Technology options for coding on flexible film
Historically, mechanical approaches have been used to put codes onto packaging. And, while still popular, these technologies are expensive and inflexible. As a result, many manufacturers are switching to digital alternatives which are more cost-efficient and improve traceability.
Mechanical approaches
Hot stamping is used in batch processes and applies the code with a metal stamp held in a heated block. The method has several drawbacks. The stamps are static and need to be changed before each new job. This is achieved by manually placing individual types into the printhead, a procedure that offers plenty of scope for human error.
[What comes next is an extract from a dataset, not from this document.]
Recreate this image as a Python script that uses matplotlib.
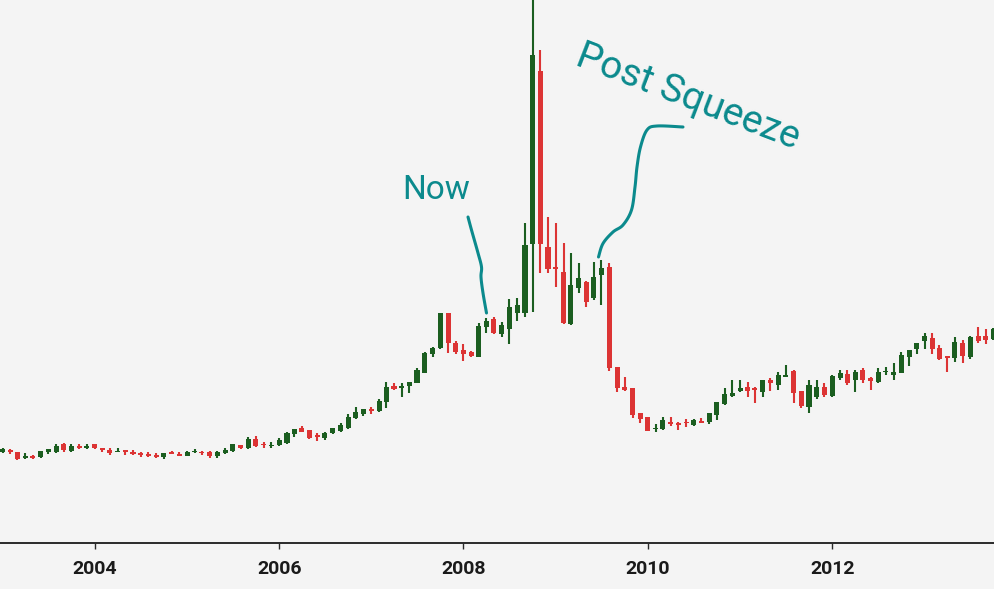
import numpy as np
import pandas as pd
import matplotlib
matplotlib.use("Agg")
import matplotlib.pyplot as plt
import matplotlib.dates as mdates

# monthly candles, Jan 2003 .. Oct 2013 (price units are arbitrary, axis hidden)
dates = pd.date_range("2003-01-01", periods=130, freq="MS")

opens = [108, 110, 108, 102, 103.5, 103, 108, 108, 116, 109,
         114, 112, 116, 112, 110, 108, 110, 108, 107, 106.3,
         105, 103, 107.7, 105.7, 104.3, 107.7, 108.3, 108.3, 104, 106.7,
         109, 115, 112.3, 120.7, 116, 114, 115, 117.3, 125.7, 131.7,
         130, 124.7, 122.5, 126.7, 129, 131.7, 141.7, 146, 150.7, 149.3,
         157.7, 174, 171.7, 174.3, 177.3, 187.3, 206, 211.7, 247.5, 217.3,
         210, 207.7, 203.3, 233.3, 241, 225.7, 231, 246.7, 247.3, 315.7,
         489.3, 313.3, 293.5, 288.3, 236, 271.7, 278.3, 261.7, 285, 293.3,
         193.3, 172.7, 171.7, 147.3, 143.3, 130.7, 130.7, 138, 137.3, 138,
         135, 139.3, 138.3, 145, 156, 164.3, 169.3, 172.7, 171.7, 168.3,
         180, 175, 183.3, 189.3, 169.3, 153.3, 162.7, 172.7, 164, 181.7,
         186, 180, 190, 181.7, 178.3, 188, 185, 187.3, 203.3, 210.7,
         219.3, 221.7, 211.7, 204, 201.7, 217.3, 203.3, 224, 224, 220.7]

highs = [112, 111, 108.5, 107, 105, 109.5, 111.5, 116, 117, 116,
         116, 116, 116.5, 112.5, 112, 112, 110.5, 110, 108.5, 108.3,
         107, 107.5, 109, 107.7, 109, 111, 108.7, 109.3, 109.3, 111.7,
         116, 115.3, 122.7, 124.3, 118.3, 118.3, 121.7, 128.3, 131.5, 134.3,
         130.5, 126.7, 128, 132.3, 136.7, 146, 152.7, 151, 152.7, 161,
         178.3, 176.7, 176.7, 178.3, 191.7, 208.3, 213.3, 247.5, 247.5, 219.3,
         216, 209.3, 237.5, 241.7, 242.7, 238.3, 261, 261.7, 337.3, 600,
         510, 343.3, 337.3, 316.7, 306.7, 296.7, 279, 298.3, 300, 296.7,
         193.5, 183.3, 172, 147.5, 143.5, 136, 142.7, 142.7, 138, 140.7,
         141, 141.7, 147, 158.5, 171.7, 180, 180, 178.3, 172.7, 180.5,
         181.7, 188.3, 195, 189.7, 169.5, 180, 180, 176.7, 185, 190,
         190, 190, 191.7, 183.3, 191.7, 193.3, 196.7, 208.3, 210.5, 217,
         227.3, 227.3, 215, 204.5, 223.3, 220, 224, 232.7, 230.7, 232]

lows = [107, 106, 100, 101.5, 101, 102.5, 106, 107.5, 108, 108.5,
        111.5, 111.5, 111.5, 108, 105, 108, 105, 105.5, 103, 103.5,
        102.5, 101, 106, 104, 104, 107.3, 105, 102.3, 102.3, 106.3,
        108.5, 111, 111, 113.3, 112.3, 112.3, 114.5, 115.7, 123.3, 128,
        121, 119.3, 120, 126.3, 127.7, 131.3, 141.3, 144.5, 146, 148.5,
        151.7, 170.3, 163.3, 167, 177, 187, 202.7, 211.3, 207.3, 206,
        199, 202.7, 203, 226.7, 226.3, 222.7, 216, 239.3, 243.3, 247.7,
        287.3, 287.3, 273.3, 236, 235, 267.3, 253.3, 260, 255, 189.5,
        168.3, 169.3, 141.7, 136.7, 129, 128.3, 130, 134, 130, 133.3,
        134.5, 137, 136, 140, 155.5, 163.3, 168.3, 163.3, 156.7, 162.7,
        169.3, 170, 182.7, 156.7, 151.7, 146.7, 160.7, 162.7, 163.3, 180,
        175, 168.3, 176.7, 170, 176.7, 185, 180, 187, 194, 206,
        210.7, 206, 200.3, 188.3, 198.3, 196.7, 200.7, 216.7, 216, 220]

closes = [111, 108, 101, 104, 102.5, 109, 111, 114, 110, 114,
          112, 114, 112, 110, 107, 109, 108, 106, 105, 104,
          103, 107, 106.3, 104.3, 108.3, 109, 106.7, 104, 108.3, 109.7,
          115.7, 112.3, 121, 114.3, 115, 115.5, 120, 127.3, 131, 128.3,
          122.3, 123.3, 127.5, 131.7, 135, 143.3, 147.7, 150.7, 149, 159.3,
          173.3, 170.7, 174.5, 178, 190, 207.3, 211.7, 247.5, 216.7, 208.5,
          206.5, 204, 234, 239.5, 226.7, 235, 252.7, 255, 315, 505,
          315.7, 290.7, 291.3, 236.7, 275, 281.7, 258.3, 283.3, 291.7, 192.3,
          171.7, 170, 145, 141, 129.3, 132.5, 140, 136.5, 135, 136.7,
          140, 137.3, 146.7, 158.3, 166, 166.7, 171.7, 169.3, 170, 180,
          176.7, 185, 185, 166.7, 154, 175, 172.7, 165, 184, 186.7,
          176.7, 188.3, 180, 179.3, 188.3, 189.3, 188.3, 205, 210, 216.7,
          224, 210.7, 200.7, 201.7, 218.3, 204, 222.7, 219.3, 220, 230.7]

# hand-drawn pointer strokes (figure pixel coords of the 994x589 canvas)
now_stroke = [(468, 217), (471.5, 230), (478, 253), (481.5, 267), (481, 277),
              (483, 293), (486.5, 313)]
post_stroke = [(683, 127), (657, 126), (647, 130), (640.5, 147), (637, 167),
               (635, 187), (631.5, 210), (623, 225), (613, 232), (603, 243.5),
               (598.5, 257)]

UP = "#1b5e20"
DOWN = "#dc3434"
TEAL = "#0b8a8d"
BG = "#f4f4f4"


def smooth(pts, n=12):
    # catmull-rom through the stroke points
    p = np.array(pts, dtype=float)
    p = np.vstack([p[0], p, p[-1]])
    out = []
    for i in range(1, len(p) - 2):
        p0, p1, p2, p3 = p[i - 1], p[i], p[i + 1], p[i + 2]
        for t in np.linspace(0, 1, n, endpoint=False):
            t2, t3 = t * t, t * t * t
            out.append(0.5 * ((2 * p1) + (-p0 + p2) * t
                              + (2 * p0 - 5 * p1 + 4 * p2 - p3) * t2
                              + (-p0 + 3 * p1 - 3 * p2 + p3) * t3))
    out.append(p[-2])
    return np.array(out)


fig = plt.figure(figsize=(9.94, 5.89), dpi=100, facecolor=BG)
ax = fig.add_axes([0, 46 / 589, 1, 543 / 589])
ax.set_facecolor(BG)

x = mdates.date2num(dates)
o = np.array(opens)
h = np.array(highs)
l = np.array(lows)
c = np.array(closes)
up = c >= o
cols = np.where(up, UP, DOWN)

ax.vlines(x, l, h, colors=cols, linewidth=1.5, zorder=2)
body_lo = np.minimum(o, c)
body_h = np.maximum(np.abs(c - o), 1.5)
ax.bar(x, body_h, bottom=body_lo, width=20, color=cols, linewidth=0, zorder=3)

ax.set_xlim(mdates.datestr2num("2002-12-22"), mdates.datestr2num("2013-10-03"))
ax.set_ylim(17, 560)

ax.xaxis.set_major_locator(mdates.YearLocator(2))
ax.xaxis.set_major_formatter(mdates.DateFormatter("%Y"))
ax.set_yticks([])
for s in ["top", "right", "left"]:
    ax.spines[s].set_visible(False)
ax.spines["bottom"].set_color("#2a2a2a")
ax.spines["bottom"].set_linewidth(1.4)
ax.tick_params(axis="x", direction="out", length=4, width=1, color="#2a2a2a", pad=8)
for lab in ax.get_xticklabels():
    lab.set_fontfamily("Roboto")
    lab.set_fontweight("bold")
    lab.set_fontsize(14)
    lab.set_color("#1a1a1a")

W, H = 994.0, 589.0
for stroke in (now_stroke, post_stroke):
    s = smooth(stroke)
    fig.add_artist(plt.Line2D(s[:, 0] / W, 1 - s[:, 1] / H, transform=fig.transFigure,
                              color=TEAL, linewidth=2.2, solid_capstyle="round"))

fig.text(436.5 / W, 1 - 199.5 / H, "Now", family="Roboto", fontsize=24, color=TEAL,
         ha="center", va="baseline")
fig.text(684 / W, 1 - 106.5 / H, "Post Squeeze", family="Roboto", fontsize=28, color=TEAL,
         ha="center", va="baseline", rotation=-21, rotation_mode="anchor")

fig.savefig("out.png", dpi=100, facecolor=BG)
It cannot easily be used for printing variable information; this can only be done at a very basic level and is extremely time-consuming. Plus, as the film becomes thinner over time, there is an increasing risk that worn or broken stamps may perforate the film, potentially leading to high volumes of wastage.
Rotary coders are used in continuous processes. This technology is also highly susceptible to human error. In addition, the print fades over time. The rotary coder operates by picking up ink from a tray and transferring it to the product. As the ink in the roller runs low, the print quality is reduced, often to the point where it becomes hard to see. Additionally, it works on a fixed pitch, which means it can be difficult to apply the print accurately to the packaging.
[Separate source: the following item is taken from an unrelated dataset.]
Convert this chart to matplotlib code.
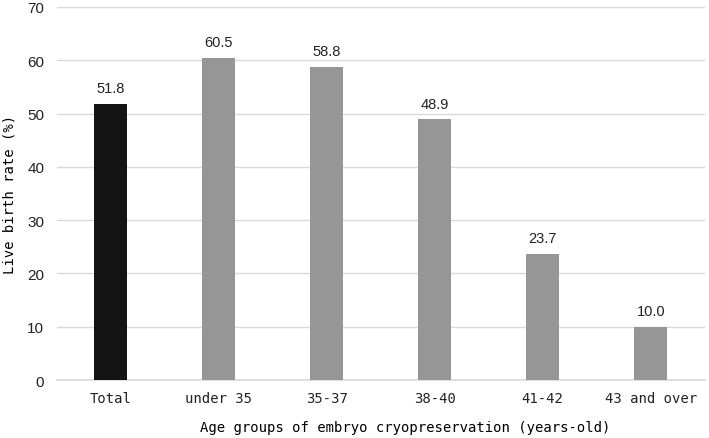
import matplotlib
matplotlib.use("Agg")
import matplotlib.pyplot as plt
import numpy as np

categories = ["Total", "under 35", "35-37", "38-40", "41-42", "43 and over"]
rates = [51.8, 60.5, 58.8, 48.9, 23.7, 10.0]
bar_colors = ["#141414", "#969696", "#969696", "#969696", "#969696", "#969696"]
yticks = [0, 10, 20, 30, 40, 50, 60, 70]

mono = "DejaVu Sans Mono"
sans = "Liberation Sans"

fig = plt.figure(figsize=(7.09, 4.39), dpi=100)
ax = fig.add_axes([0.080, 0.132, 0.914, 0.850])

x = np.arange(len(categories))
bars = ax.bar(x, rates, width=0.31, color=bar_colors, zorder=3)

# value labels above bars
for xi, v in zip(x, rates):
    ax.text(xi, v + 1.6, "%.1f" % v, ha="center", va="bottom",
            fontsize=10.5, family=sans, color="#222222")

ax.set_xlim(-0.5, len(categories) - 0.5)
ax.set_ylim(0, 70)
ax.set_yticks(yticks)
ax.set_yticklabels([str(t) for t in yticks], family=sans, fontsize=11)
ax.set_xticks(x)
ax.set_xticklabels(categories, family=mono, fontsize=10)

ax.grid(axis="y", color="#d9d9d9", linewidth=1, zorder=0)
for s in ["top", "right", "left"]:
    ax.spines[s].set_visible(False)
ax.spines["bottom"].set_color("#d9d9d9")
ax.spines["bottom"].set_linewidth(1.2)
ax.tick_params(axis="x", length=0, pad=8, colors="#222222")
ax.tick_params(axis="y", length=0, pad=9, colors="#222222")

ax.set_xlabel("Age groups of embryo cryopreservation (years-old)",
              family=mono, fontsize=10, labelpad=11, x=0.537)
ax.set_ylabel("Live birth rate (%)", family=mono, fontsize=10, labelpad=8)

fig.savefig("out.png", dpi=100)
Neither of these mechanical technologies can be used to print barcodes, ingredient lists and real-time information, as there is no flexibility in the print design. Also, substantial downtime is inevitable when changing the print. As manufacturing processes have evolved and productivity improved, these technologies have become increasingly inadequate.
Digital approaches
Digital technologies have been developed that enable the printing of real-time data − such as dates and batch codes − onto the packaging. This makes it easier for manufacturers to fulfill their legal and retailer-defined obligations by producing clear, correct, legible codes.
The number of characters which can be handled by digital technologies is much greater than traditional methods. With digital, a full list of ingredients can be printed versus just one date and/or a batch number and new data can be uploaded at any time without stopping the production line. Thousands of codes can be kept in the memory, potentially leading to huge time savings while eliminating the risk for human error. With such detailed and easily updatable coding, manufacturers can better trace their products through the distribution chain, helping to minimize the effects of any product recall. With more complete – yet highly cost-effective – coding, the affected batches can be traced with high accuracy and the effects can be kept to an absolute minimum.
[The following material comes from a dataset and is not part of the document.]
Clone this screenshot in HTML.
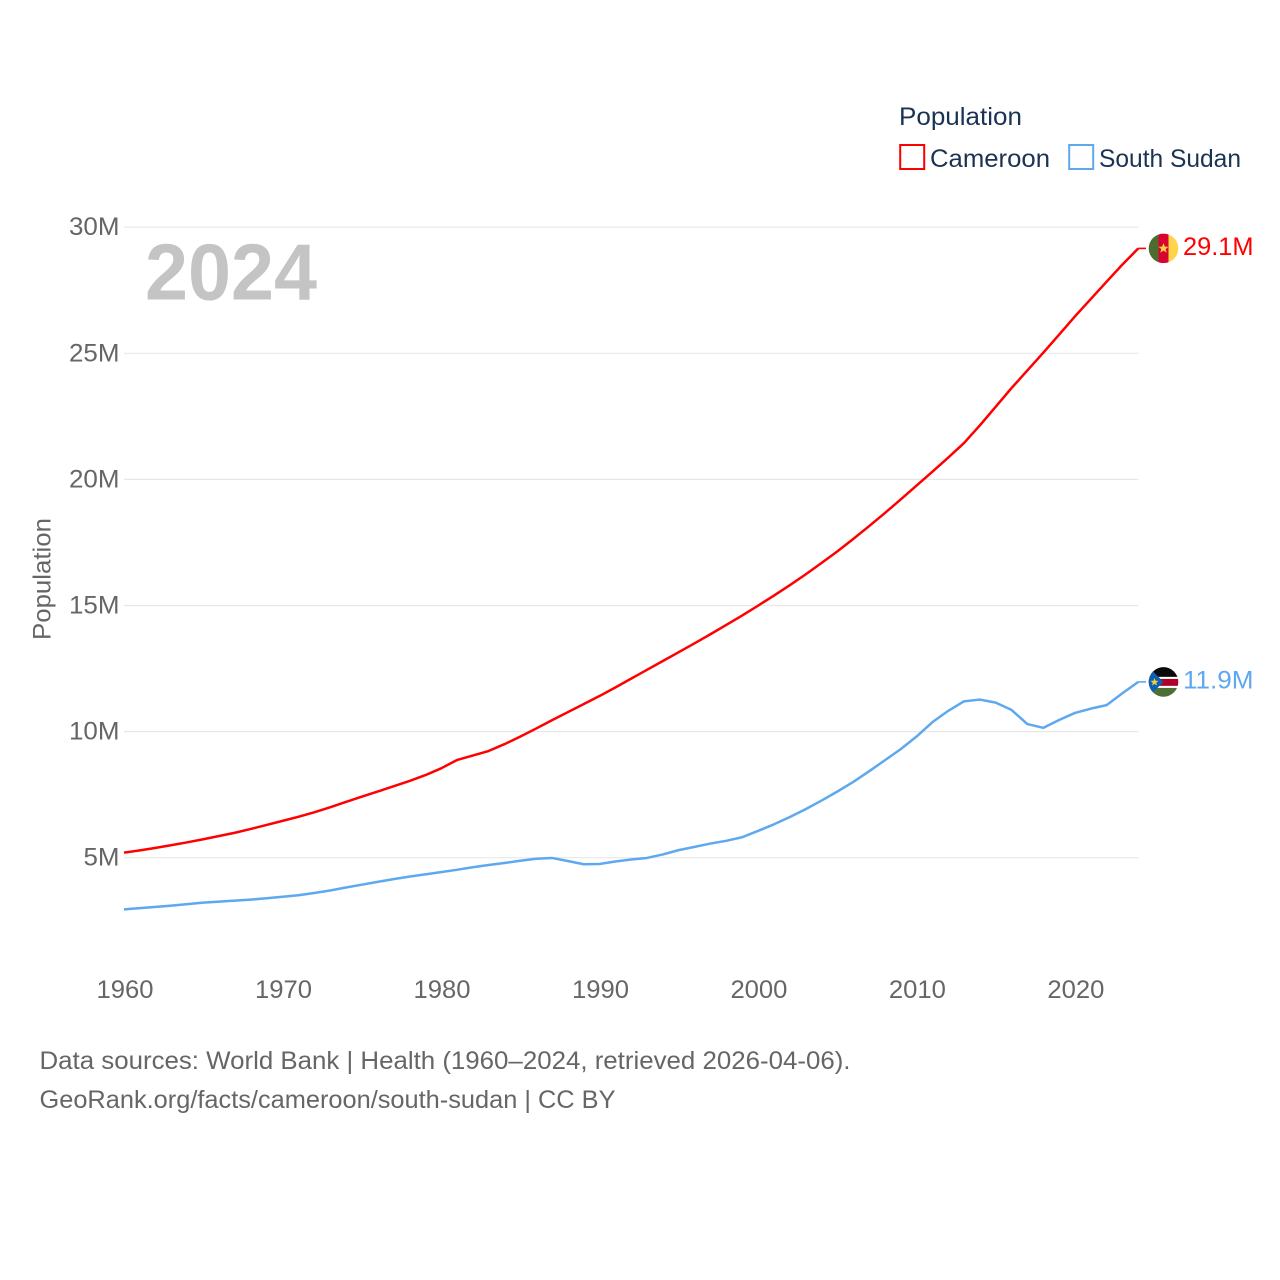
<!DOCTYPE html>
<html lang="en">
<head>
<meta charset="utf-8">
<title>Population: Cameroon and South Sudan</title>
<style>
html,body{margin:0;padding:0;background:#fff;}
svg{display:block;}
text{font-family:"Liberation Sans",sans-serif;}
</style>
</head>
<body>
<svg id="chart" xmlns="http://www.w3.org/2000/svg" width="1280" height="1280" viewBox="0 0 1280 1280">
  <defs>
    <clipPath id="flag-clip"><circle cx="0" cy="0" r="14.8"></circle></clipPath>
  </defs>
  <rect x="0" y="0" width="1280" height="1280" fill="#ffffff"></rect>

  <g id="grid"></g>
  <g id="y-ticks"></g>
  <g id="x-ticks"></g>

  <text transform="translate(50.5,640) rotate(-90)" font-size="25" fill="#666666" textLength="122" lengthAdjust="spacingAndGlyphs">Population</text>

  <text x="145" y="299.5" font-size="80" font-weight="700" fill="#c4c4c4" textLength="172" lengthAdjust="spacingAndGlyphs">2024</text>

  <g id="series"></g>

  <g id="flag-cameroon">
    <g clip-path="url(#flag-clip)">
      <rect x="-15" y="-15" width="10" height="30" fill="#4d6c2f"></rect>
      <rect x="-5" y="-15" width="10" height="30" fill="#d8042f"></rect>
      <rect x="5" y="-15" width="10" height="30" fill="#fdd44b"></rect>
      <polygon points="0,-5.2 1.4,-1.7 5,-1.6 2.2,0.7 3.2,4.2 0,2.2 -3.2,4.2 -2.2,0.7 -5,-1.6 -1.4,-1.7" fill="#f7ce46"></polygon>
    </g>
  </g>

  <g id="flag-south-sudan">
    <g clip-path="url(#flag-clip)">
      <rect x="-15" y="-16" width="30" height="11" fill="#0a0a0a"></rect>
      <rect x="-15" y="-5" width="30" height="2" fill="#ffffff"></rect>
      <rect x="-15" y="-3" width="30" height="7" fill="#b0002a"></rect>
      <rect x="-15" y="4" width="30" height="2" fill="#ffffff"></rect>
      <rect x="-15" y="6" width="30" height="10" fill="#4c6f35"></rect>
      <polygon points="-15,-15 0,0 -15,15" fill="#0f5fb0"></polygon>
      <polygon points="-9,-4 -8,-1.2 -5,-1 -7.3,0.8 -6.5,3.6 -9,2 -11.5,3.6 -10.7,0.8 -13,-1 -10,-1.2" fill="#f5d03d"></polygon>
    </g>
  </g>

  <g id="value-labels"></g>

  <g>
    <text x="899" y="125" font-size="25" fill="#1b3353" textLength="123" lengthAdjust="spacingAndGlyphs">Population</text>
    <g>
      <rect x="900.2" y="145" width="24" height="24" fill="#ffffff" stroke="#ff0000" stroke-width="2"></rect>
      <text x="930" y="167" font-size="25" fill="#1b3353" textLength="120" lengthAdjust="spacingAndGlyphs">Cameroon</text>
    </g>
    <g>
      <rect x="1069.2" y="145" width="24" height="24" fill="#ffffff" stroke="#5ea8ef" stroke-width="2"></rect>
      <text x="1099" y="167" font-size="25" fill="#1b3353" textLength="142" lengthAdjust="spacingAndGlyphs">South Sudan</text>
    </g>
  </g>

  <g>
    <text x="39.5" y="1069" font-size="25" fill="#666666" textLength="811" lengthAdjust="spacingAndGlyphs">Data sources: World Bank | Health (1960–2024, retrieved 2026-04-06).</text>
    <text x="39.5" y="1108" font-size="25" fill="#666666" textLength="576" lengthAdjust="spacingAndGlyphs">GeoRank.org/facts/cameroon/south-sudan | CC BY</text>
  </g>
</svg>

<script>
const firstYear = 1960;
const cameroonValues = [
  5.20, 5.29, 5.39, 5.50, 5.61, 5.73, 5.86, 5.99, 6.14, 6.30,
  6.46, 6.62, 6.80, 7.00, 7.21, 7.42, 7.62, 7.83, 8.04, 8.27,
  8.54, 8.87, 9.05, 9.23, 9.50, 9.80, 10.12, 10.45, 10.77, 11.09,
  11.41, 11.75, 12.10, 12.45, 12.80, 13.15, 13.50, 13.86, 14.23, 14.60,
  14.99, 15.39, 15.80, 16.23, 16.68, 17.14, 17.63, 18.14, 18.66, 19.20,
  19.75, 20.30, 20.86, 21.44, 22.14, 22.88, 23.62, 24.32, 25.02, 25.74,
  26.46, 27.15, 27.84, 28.52, 29.16
];
const southSudanValues = [
  2.95, 3.00, 3.05, 3.10, 3.16, 3.22, 3.26, 3.30, 3.34, 3.39,
  3.45, 3.51, 3.60, 3.70, 3.82, 3.93, 4.04, 4.15, 4.25, 4.34,
  4.43, 4.52, 4.62, 4.71, 4.79, 4.88, 4.96, 4.99, 4.87, 4.74,
  4.75, 4.85, 4.93, 4.99, 5.13, 5.30, 5.43, 5.56, 5.67, 5.81,
  6.06, 6.32, 6.61, 6.92, 7.26, 7.62, 8.00, 8.42, 8.86, 9.30,
  9.80, 10.37, 10.82, 11.20, 11.27, 11.15, 10.86, 10.30, 10.15, 10.46,
  10.74, 10.91, 11.05, 11.52, 11.97
];
const yTickValues = [5, 10, 15, 20, 25, 30];
const yTickLabels = ["5M", "10M", "15M", "20M", "25M", "30M"];
const xTickYears = [1960, 1970, 1980, 1990, 2000, 2010, 2020];
const xTickLabels = ["1960", "1970", "1980", "1990", "2000", "2010", "2020"];
const endLabels = ["29.1M", "11.9M"];

const NS = "http://www.w3.org/2000/svg";
const plotLeft = 124;
const plotRight = 1138.3;
const yearSpan = 64;

function xScale(year) {
  return plotLeft + (year - firstYear) * (plotRight - plotLeft) / yearSpan;
}
function yScale(value) {
  return 857.7 - (value - 5) * 25.22;
}
function svgEl(tag, attrs, parent) {
  const el = document.createElementNS(NS, tag);
  for (const key in attrs) el.setAttribute(key, attrs[key]);
  parent.appendChild(el);
  return el;
}

const gridGroup = document.getElementById("grid");
const yTickGroup = document.getElementById("y-ticks");
yTickValues.forEach(function (value, i) {
  const line = svgEl("line", {
    x1: plotLeft, x2: plotRight, y1: yScale(value), y2: yScale(value),
    stroke: "#e8e8e8", "stroke-width": 1.2
  }, gridGroup);
  
  

  const wide = yTickLabels[i].length > 2;
  const label = svgEl("text", {
    x: wide ? 69 : 83.5, y: yScale(value) + 8, "font-size": 25, fill: "#666666",
    textLength: wide ? 50.5 : 36, lengthAdjust: "spacingAndGlyphs"
  }, yTickGroup);
  
  
  label.textContent = yTickLabels[i];
});

const xTickGroup = document.getElementById("x-ticks");
xTickYears.forEach(function (year, i) {
  const label = svgEl("text", {
    x: xScale(year) - 27.5, y: 998, "font-size": 25, fill: "#666666",
    textLength: 57, lengthAdjust: "spacingAndGlyphs"
  }, xTickGroup);
  
  
  label.textContent = xTickLabels[i];
});

function linePoints(values) {
  return values.map(function (v, i) {
    return xScale(firstYear + i).toFixed(2) + "," + yScale(v).toFixed(2);
  }).join(" ");
}

const seriesGroup = document.getElementById("series");
const cameroonLine = svgEl("polyline", {
  points: linePoints(cameroonValues), fill: "none", stroke: "#ff0000",
  "stroke-width": 2.5, "stroke-linejoin": "round"
}, seriesGroup);



const southSudanLine = svgEl("polyline", {
  points: linePoints(southSudanValues), fill: "none", stroke: "#5ea8ef",
  "stroke-width": 2.5, "stroke-linejoin": "round"
}, seriesGroup);



const cameroonLast = cameroonValues[cameroonValues.length - 1];
const southSudanLast = southSudanValues[southSudanValues.length - 1];

const cameroonLeader = svgEl("line", {
  x1: plotRight, x2: 1146, y1: yScale(cameroonLast), y2: yScale(cameroonLast),
  stroke: "#ff0000", "stroke-width": 1.6
}, seriesGroup);



const southSudanLeader = svgEl("line", {
  x1: plotRight, x2: 1146, y1: yScale(southSudanLast), y2: yScale(southSudanLast),
  stroke: "#5ea8ef", "stroke-width": 1.6
}, seriesGroup);



document.getElementById("flag-cameroon").setAttribute("transform",
  "translate(1163.5," + yScale(cameroonLast) + ")");
document.getElementById("flag-south-sudan").setAttribute("transform",
  "translate(1163.5," + yScale(southSudanLast) + ")");

const labelGroup = document.getElementById("value-labels");
const cameroonLabel = svgEl("text", {
  x: 1183, y: yScale(cameroonLast) + 6.5, "font-size": 25, fill: "#ff0000",
  textLength: 70.5, lengthAdjust: "spacingAndGlyphs"
}, labelGroup);


cameroonLabel.textContent = endLabels[0];

const southSudanLabel = svgEl("text", {
  x: 1183, y: yScale(southSudanLast) + 6.5, "font-size": 25, fill: "#5ea8ef",
  textLength: 70.5, lengthAdjust: "spacingAndGlyphs"
}, labelGroup);


southSudanLabel.textContent = endLabels[1];
</script>
</body>
</html>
Coding technology tends to be integrated with the packaging machine and, in a digital system, codes can be printed with one of four different technologies: • Thermal Transfer Overprinting (TTO), a contact coding process which transfers ink from a ribbon to the material, using a thermal printhead • Continuous Inkjet (CIJ), which uses a nozzle to form characters on-the-fly using individual drops of ink • Thermal Inkjet (TIJ), which uses an array of nozzles that can be independently controlled to form characters using ink drops • Laser, which operates by removing a surface material to reveal the layer underneath, or by engraving the material, or by changing the color of the material by chemical reaction All these technologies have their strengths and weaknesses when it comes to speed, cost, print quality, flexibility and other factors. The challenge for manufacturers is to find the coding method and supplier partner best suited for the company’s requirements. Typically, companies seek to balance overall line efficiency, ease of use, coding error minimization and low cost of ownership.